AB: Are there often site-specific or commissioned works? 

aa: Not as common, however, Laura McCoy made some work when she was here. It’s definitely a goal for shows to come. I think it’s also a matter of not having worked with as many artists that identify as installation artists. It’s a question that we were working through, even in this current show. It felt like what we were coming up against often was giving the impression of site-specificity in relation to the work when it didn’t exist. So in some instances, we needed to acknowledge that the work can’t perform that way sometimes or shouldn’t. A balance of pulling back, reading the work, and listening to the work. Always.

 

 

 

    Laura McCoy. The Rightness of the Right Petal, 2022. Acrylic paint, acrylic. 100 x 11.75 inches

 

 

AB: Are you looking for the gallery to be a collaborative or public space in terms of programming? 

aa: Yes! We hosted our first public reading back in August at Anna Sergeeva’s dear friend books. We’re hoping to do a new iteration of that this spring when it gets warmer. Our most recent one, La Cité des arts, another guest-curated event, was very heavily programmed with guest screenings. Mona Varichon invited other artists to show alongside them, including filmmaker Marie Losier. At the beginning of her screening, she addressed the audience in the format of a talk.

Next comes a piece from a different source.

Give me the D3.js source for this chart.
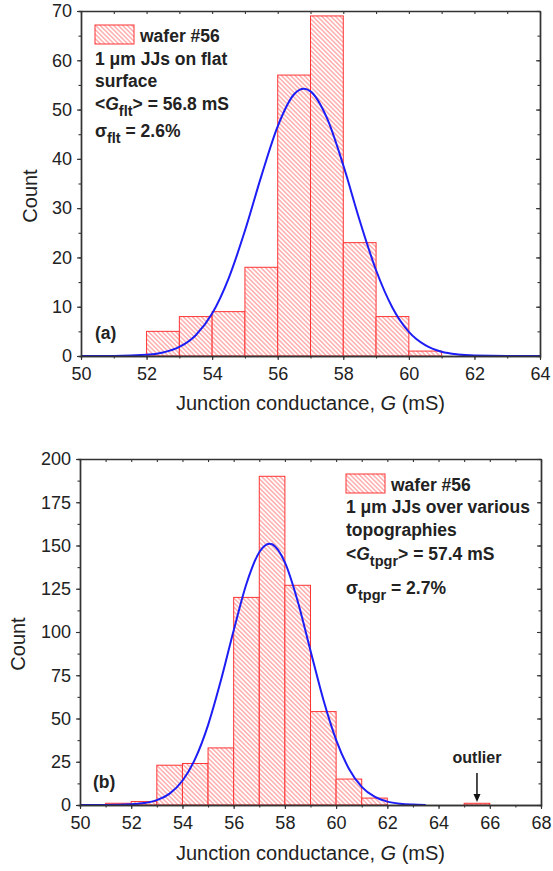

She was explaining and contextualizing the work. We deeply want to have more dialogue and reason to incorporate people and their ideas and their work in relation to the space in programs–In the form of talks, readings, and events more broadly. We hosted a reading group as well, a couple of weeks back. A series organized by Darling Green Studio. We had pre-selected a series of texts that the curator offered up and they came by to discuss the screening in relation to the reading.